▸ Exercise goal
Copy out the lines that include the word "this".

▸ Data supplied
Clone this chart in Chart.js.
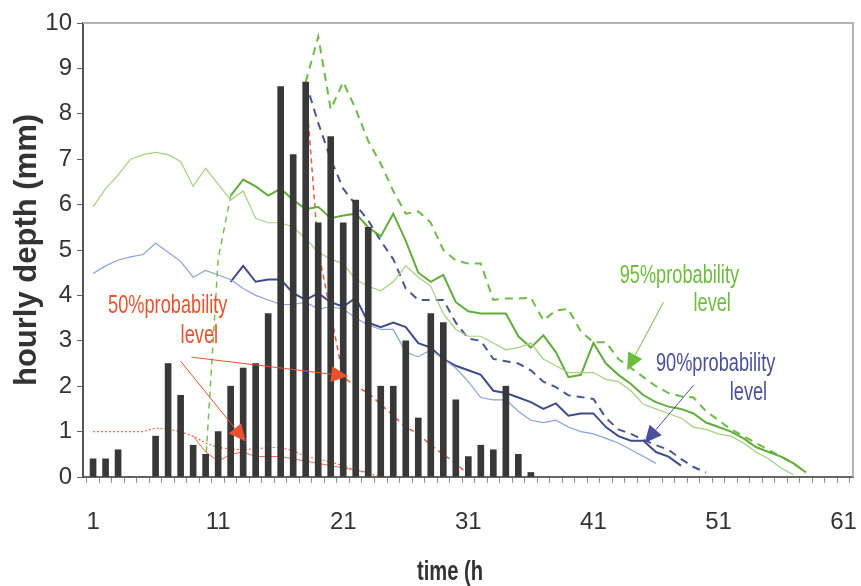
<!DOCTYPE html>
<html><head><meta charset="utf-8">
<script src="https://cdn.jsdelivr.net/npm/chart.js@4.4.0/dist/chart.umd.min.js"></script>
<style>html,body{margin:0;padding:0;background:#fff;}#wrap{width:861px;height:586px;position:relative;}</style>
</head><body><div id="wrap"><canvas id="c" width="861" height="586"></canvas></div>
<script>
// ---- data ----
const tickLabels = [1, 11, 21, 31, 41, 51, 61];
// hourly rainfall depth, hours 1..36
const rainStart = 1;
const rain = [0.4,0.4,0.6,0,0,0.9,2.5,1.8,0.7,0.5,1.0,2.0,2.4,2.5,3.6,8.6,7.1,8.7,5.6,7.5,5.6,6.1,5.5,2.0,2.0,3.0,1.3,3.6,3.4,1.7,0.45,0.7,0.6,2.0,0.5,0.1];
// light green thin line (hours 1..57)
const lgStart = 1;
const lightGreen = [5.95,6.35,6.65,7.0,7.1,7.15,7.1,6.95,6.4,6.8,6.45,6.1,6.3,5.7,5.6,5.6,5.5,5.25,4.95,4.8,4.7,4.35,4.2,4.1,4.3,4.65,4.4,4.2,3.6,3.25,3.1,3.1,2.95,2.8,2.85,2.95,2.6,2.45,2.3,2.3,2.3,2.15,2.1,1.9,1.6,1.5,1.4,1.3,1.1,1.05,0.95,0.9,0.75,0.55,0.4,0.2,0.05];
// rising green segment (hours 10..12)
const riseStart = 10;
const greenRise = [0.3,4.8,6.2];
// dark green solid (hours 12..58)
const dgStart = 12;
const darkGreen = [6.2,6.55,6.4,6.2,6.35,6.1,5.9,5.95,5.7,5.76,5.8,5.5,5.3,5.8,5.2,4.5,4.3,4.45,3.85,3.65,3.6,3.6,3.6,3.1,2.85,3.12,2.75,2.2,2.25,2.95,2.5,2.25,2.05,1.8,1.65,1.55,1.5,1.4,1.2,1.1,1.0,0.85,0.66,0.55,0.45,0.3,0.1];
// green dashed (hours 18..58)
const gdStart = 18;
const greenDashed = [8.7,9.7,8.1,8.7,8.1,7.4,6.9,6.3,5.8,5.85,5.6,5.0,4.77,4.7,4.7,3.9,3.93,3.93,3.95,3.45,3.67,3.7,3.2,2.97,2.97,2.6,2.4,2.2,2.0,1.85,1.78,1.75,1.45,1.25,1.05,0.9,0.75,0.6,0.45,0.3,0.1];
// light blue thin (hours 1..46)
const lbStart = 1;
const lightBlue = [4.48,4.65,4.78,4.85,4.9,5.15,4.95,4.75,4.4,4.55,4.45,4.35,4.15,4.0,3.9,3.8,3.8,3.85,3.7,3.75,3.7,3.5,3.35,3.25,3.25,2.75,2.65,2.8,2.6,2.4,2.1,1.75,1.7,1.7,1.45,1.25,1.2,1.25,1.1,1.0,0.95,0.85,0.75,0.6,0.45,0.3];
// dark blue solid (hours 12..48)
const bsStart = 12;
const darkBlue = [4.3,4.65,4.3,4.35,4.35,4.05,3.9,4.05,3.85,3.75,3.95,3.4,3.3,3.4,3.3,2.95,2.85,2.6,2.45,2.35,2.25,1.9,1.85,1.75,1.65,1.5,1.62,1.35,1.4,1.4,1.1,0.9,0.8,0.8,0.55,0.45,0.25];
// dark blue dashed (hours 18..50)
const bdStart = 18;
const blueDashed = [8.7,7.8,7.0,6.35,6.0,5.65,5.2,4.8,4.15,3.9,3.9,3.9,3.4,3.05,3.0,2.6,2.55,2.5,2.35,2.1,1.98,1.8,1.76,1.72,1.3,1.05,0.95,0.82,0.7,0.6,0.4,0.22,0.1];
// red dashed (hours 18..31)
const rdStart = 18;
const redDashed = [8.6,5.0,3.6,2.2,2.0,1.85,1.6,1.35,1.1,0.95,0.7,0.5,0.3,0.05];
// red dotted low line (hours 1..24)
const r1Start = 1;
const redDotted = [1.0,1.0,1.0,1.0,1.0,1.08,1.05,1.0,0.9,0.75,0.65,0.62,0.6,0.62,0.65,0.65,0.58,0.45,0.4,0.33,0.25,0.15,0.08,0.0];
// red thin low line (hours 9..23)
const r2Start = 9;
const redThin = [0.9,0.55,0.35,0.5,0.55,0.45,0.45,0.45,0.4,0.35,0.3,0.25,0.2,0.15,0.1];

// annotations
const notes = [
  {text:'50%probability', x:2.2, y:3.78, color:'#e9512f'},
  {text:'level', x:8.0, y:3.12, color:'#e9512f'},
  {text:'95%probability', x:43.1, y:4.44, color:'#6cbd3c'},
  {text:'level', x:49.0, y:3.82, color:'#6cbd3c'},
  {text:'90%probability', x:46.0, y:2.5, color:'#4b4f9c'},
  {text:'level', x:51.9, y:1.85, color:'#4b4f9c'}
];
const arrows = [
  {from:[8.86,2.64], to:[21.4,2.22], color:'#e9512f'},
  {from:[8.0,2.55], to:[13.2,0.78], color:'#e9512f'},
  {from:[46.6,3.85], to:[43.7,2.35], color:'#6cbd3c'},
  {from:[49.0,2.02], to:[45.1,0.75], color:'#4b4f9c'}
];

// ---- helpers ----
function pts(start, vals){ return vals.map((v,k)=>({x:start+k, y:v})); }
function hasFont(name){
  const c=document.createElement('canvas').getContext('2d');
  const s='mmmiii1100WW';
  c.font='40px monospace'; const a=c.measureText(s).width;
  c.font='40px "'+name+'", monospace'; const b=c.measureText(s).width;
  return a!==b;
}
const narrowOK = hasFont('Liberation Sans Narrow');
const tickFont = narrowOK ? {family:'"Liberation Sans Narrow"', size:29} : {family:'"Liberation Sans", Arial, sans-serif', size:24};

const annotPlugin = {
  id:'annot',
  beforeDraw(chart){
    const c=chart.ctx; c.save(); c.fillStyle='#fff'; c.fillRect(0,0,chart.width,chart.height); c.restore();
  },
  afterDraw(chart){
    const c=chart.ctx, a=chart.chartArea, xs=chart.scales.x, ys=chart.scales.y;
    c.save();
    c.strokeStyle='#b4b4b4'; c.lineWidth=2;
    c.beginPath(); c.moveTo(a.left,a.top); c.lineTo(a.right,a.top); c.lineTo(a.right,a.bottom); c.stroke();
    arrows.forEach(ar=>{
      const x1=xs.getPixelForValue(ar.from[0]), y1=ys.getPixelForValue(ar.from[1]);
      const x2=xs.getPixelForValue(ar.to[0]), y2=ys.getPixelForValue(ar.to[1]);
      const ang=Math.atan2(y2-y1,x2-x1), L=17, W=8;
      const bx=x2-L*Math.cos(ang), by=y2-L*Math.sin(ang);
      c.strokeStyle=ar.color; c.fillStyle=ar.color; c.lineWidth=1;
      c.beginPath(); c.moveTo(x1,y1); c.lineTo(bx,by); c.stroke();
      c.beginPath(); c.moveTo(x2,y2);
      c.lineTo(bx+W*Math.sin(ang), by-W*Math.cos(ang));
      c.lineTo(bx-W*Math.sin(ang), by+W*Math.cos(ang));
      c.closePath(); c.fill();
    });
    notes.forEach(n=>{
      const px=xs.getPixelForValue(n.x), py=ys.getPixelForValue(n.y);
      c.save(); c.translate(px,py); c.scale(0.7,1);
      c.font='26px "Liberation Sans", Arial, sans-serif'; c.textBaseline='middle'; c.textAlign='left';
      c.fillStyle=n.color; c.fillText(n.text,0,0); c.restore();
    });
    c.save(); c.translate(450,572); c.scale(0.72,1);
    c.font='bold 28px "Liberation Sans", Arial, sans-serif'; c.textAlign='center'; c.textBaseline='middle';
    c.fillStyle='#333'; c.fillText('time (h',0,0); c.restore();
    c.restore();
  }
};

const lineDs = (label, data, color, width, dash) => ({
  type:'line', label, data, borderColor:color, borderWidth:width, borderDash:dash||[],
  pointRadius:0, fill:false, tension:0, order:1
});

new Chart(document.getElementById('c'), {
  type:'bar',
  data:{
    datasets:[
      {type:'bar', label:'hourly depth', data:pts(rainStart, rain), backgroundColor:'#383838', barThickness:6, order:0},
      lineDs('light green', pts(lgStart, lightGreen), '#a2d27e', 1.2),
      lineDs('green rise', pts(riseStart, greenRise), '#7bbd4c', 1.5, [6,5]),
      lineDs('dark green', pts(dgStart, darkGreen), '#62ad3a', 2),
      lineDs('green dashed', pts(gdStart, greenDashed), '#6dbb45', 2, [8,6]),
      lineDs('light blue', pts(lbStart, lightBlue), '#8da2d8', 1.2),
      lineDs('dark blue', pts(bsStart, darkBlue), '#3f4c8c', 2),
      lineDs('blue dashed', pts(bdStart, blueDashed), '#4a5591', 2, [8,6]),
      lineDs('red dashed', pts(rdStart, redDashed), '#ea5a3c', 1.5, [5,4]),
      lineDs('red dotted', pts(r1Start, redDotted), '#ee6a4e', 1.2, [2,2]),
      lineDs('red thin', pts(r2Start, redThin), '#ee6a4e', 1)
    ]
  },
  options:{
    responsive:false, animation:false, maintainAspectRatio:false,
    layout:{padding:{top:23, right:8, left:0, bottom:0}},
    plugins:{legend:{display:false}, tooltip:{enabled:false}},
    scales:{
      x:{
        type:'linear', min:0.7, max:61.25,
        afterBuildTicks(s){ const t=[]; for(let v=1; v<=61; v++) t.push({value:v}); s.ticks=t; },
        afterFit(s){ s.height=109; s.paddingLeft=0; s.paddingRight=0; },
        ticks:{autoSkip:false, maxRotation:0, minRotation:0, padding:25, color:'#333', font:tickFont,
          callback:(v)=> tickLabels.includes(v) ? String(v) : ''},
        grid:{drawOnChartArea:false, drawTicks:true, tickLength:6, color:'#8a8a8a', lineWidth:1},
        border:{display:true, color:'#666', width:2}
      },
      y:{
        min:0, max:10,
        afterFit(s){ s.width=83; s.paddingTop=0; s.paddingBottom=0; },
        ticks:{stepSize:1, padding:5, color:'#333', font:tickFont},
        grid:{drawOnChartArea:false, drawTicks:true, tickLength:6, color:'#666', lineWidth:1},
        border:{display:true, color:'#555', width:2},
        title:{display:true, text:'hourly depth (mm)', color:'#333', font:{family:'"Liberation Sans", Arial, sans-serif', size:31, weight:'bold'}, padding:{top:9, bottom:0}}
      }
    }
  },
  plugins:[annotPlugin]
});
</script>
</body></html>
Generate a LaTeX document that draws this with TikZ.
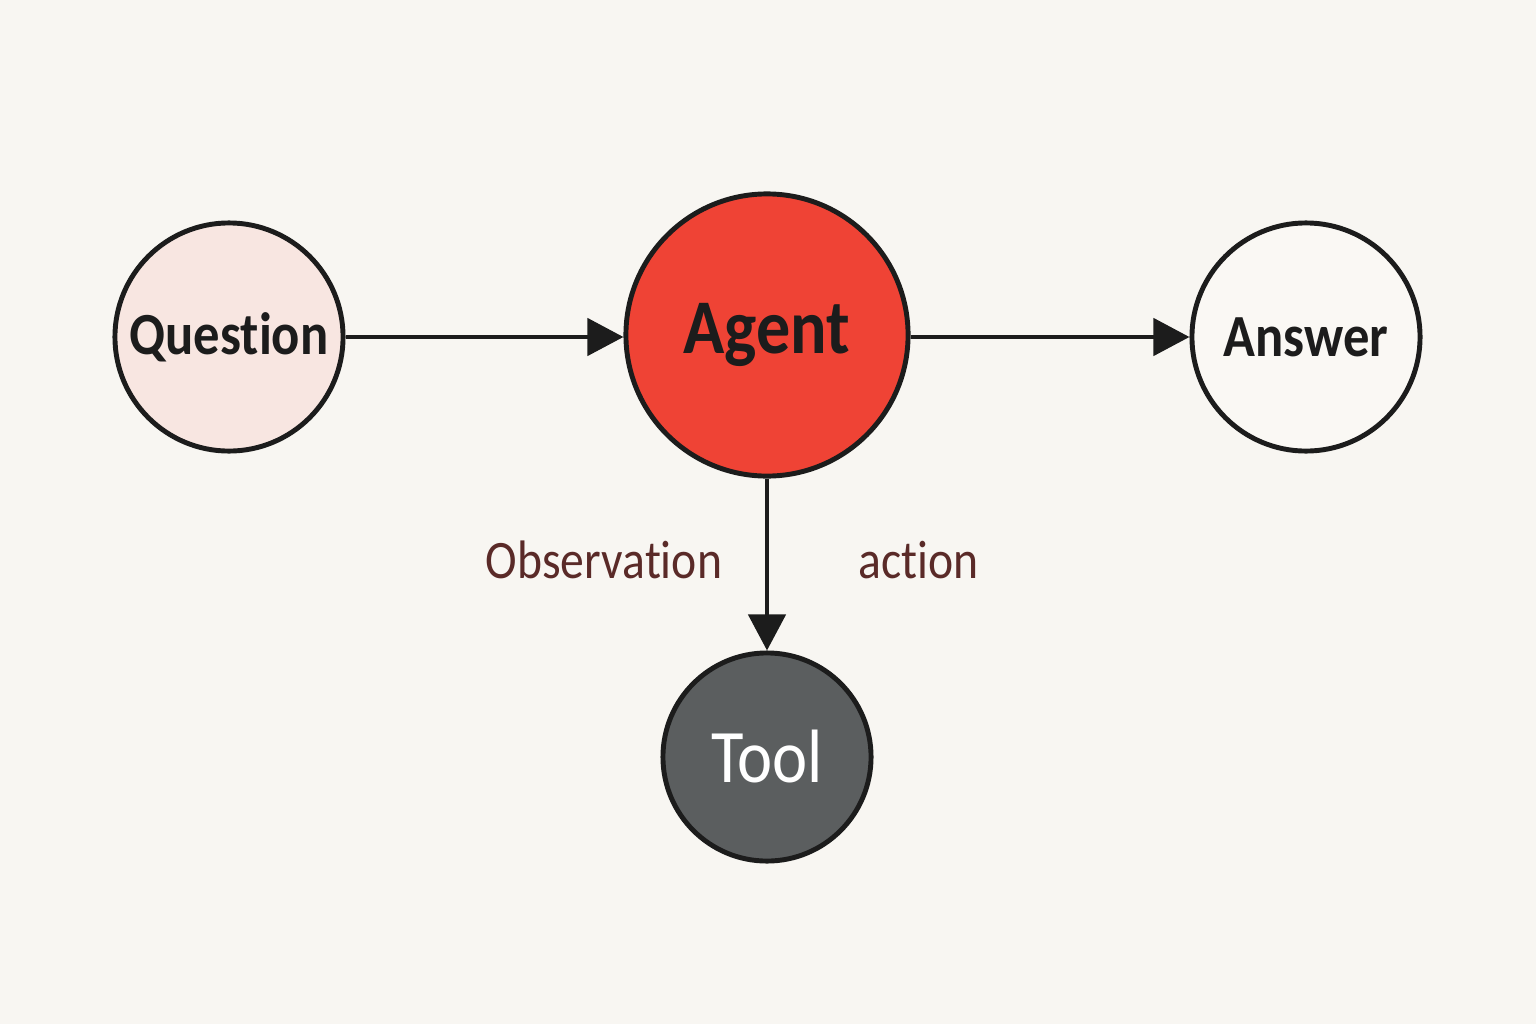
\documentclass[tikz,border=0pt]{standalone}
\usepackage{fontspec}
\setmainfont{Carlito}[FakeStretch=0.88, Ligatures=NoCommon, RawFeature={-liga}]
\usetikzlibrary{arrows.meta}
\definecolor{bgc}{HTML}{F8F6F2}
\definecolor{edgec}{HTML}{1C1C1C}
\definecolor{qfill}{HTML}{F8E6E1}
\definecolor{afill}{HTML}{EF4335}
\definecolor{ansfill}{HTML}{FAF8F4}
\definecolor{tfill}{HTML}{5B5E5F}
\definecolor{labc}{HTML}{5A2A28}
\tikzset{
  circnode/.style={circle, draw=edgec, line width=1.4pt, inner sep=0pt, align=center},
  conn/.style={draw=edgec, line width=1.3pt, -{Triangle[length=0.36cm, width=0.37cm]}},
  edgelabel/.style={text=labc, font=\fontsize{15.4}{18}\selectfont}
}
\begin{document}
\begin{tikzpicture}[x=0.01cm, y=-0.01cm]
\fill[bgc] (0,0) rectangle (1536,1024);
\useasboundingbox (0,0) rectangle (1536,1024);
\node[circnode, fill=qfill, minimum size=2.28cm, font=\bfseries\fontsize{17}{20}\selectfont, text=edgec] (q) at (229,337) {Question};
\node[circnode, fill=afill, minimum size=2.82cm, font=\bfseries\fontsize{22}{26}\selectfont, text=edgec] (ag) at (767,335) {Agent};
\node[circnode, fill=ansfill, minimum size=2.28cm, font=\bfseries\fontsize{17}{20}\selectfont, text=edgec] (ans) at (1306,337) {Answer};
\node[circnode, fill=tfill, minimum size=2.08cm, font=\fontsize{21.5}{25}\selectfont, text=white] (tool) at (767,757) {Tool};
\draw[conn] (q.east) -- (q.east -| ag.west);
\draw[conn] (ag.east |- ans.west) -- (ans.west);
\draw[conn] (ag) -- (tool);
\node[edgelabel] (obs) at (604,560) {Observation};
\node[edgelabel] (act) at (919,560) {action};
\end{tikzpicture}
\end{document}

▸ Exercise answer
Clone this chart in Chart.js.
Generate a LaTeX document that draws this with TikZ.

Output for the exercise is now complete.